In a ramshackle trailer home on the outskirts of Dallas, Texas, there exists a luckless, feckless brood of civilization's castoffs. The middle-aged patriarch Ansel (Ken Clement) lives with his flirtatious, quick-tongued younger wife Sharla (Pamela Roza) and his skittish daughter by a previous marriage, Dottie (Charlie Becker).

Ansel's son Chris (Mark Whittington) bursts in shortly. He pushed his alcoholic mother -- Ansel's first wife -- around one time too many and got thrown out. Chris wastes no time convincing dad to have her murdered ("Is she really doin' anybody any good?") so they can split her life insurance policy and move up in the world. Dottie finds out, and so does Sharla, before the hit man of the title shows up.

The plot thickens just as Chris starts getting second thoughts. Before it's over, a doublecross is exposed that prompts a series of showdowns in the trailer.

David Caprita, best-known as an FM-radio morning show host but also with a few edgy stage roles to his credit, is Killer Joe, a rotten cop who takes the murder contract and Dottie as his mistress for down payment. This leads to Killer Joe's most sexually charged and disturbing scene. Becker's darting eyes and twitching mouth make her seem like a defenseless bird in a cage full of wildcats. Yet she conveys something dangerous about Dottie, as well. In its peculiar way, her performance is as powerful as any of the others.

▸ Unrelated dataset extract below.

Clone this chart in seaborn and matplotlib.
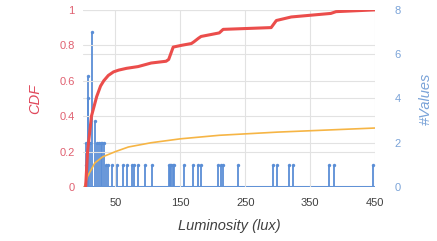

Roza turns her image upside-down again as the loudmouthed Sharla, a command performance that's as much comic as it is trashy. Roza, like the others, has nerves of steel for a mostly nude scene that is no way sexually titillating. The same goes for Caprita, naked except for a pistol. They both succeed in maintaining Killer Joe's dramatic focus in spite of the distraction of being uncostumed.

Clement and Whittington are similarly convincing as the hapless father and son, who drift into their murderous plot as if it were just something to do on an uneventful day. That's what makes Killer Joe so scary. And so gruesomely funny.

Through every plot twist, Letts' torturous story remains plausible, an R-rated examination of society's bottom rung that won't let you turn your eyes away.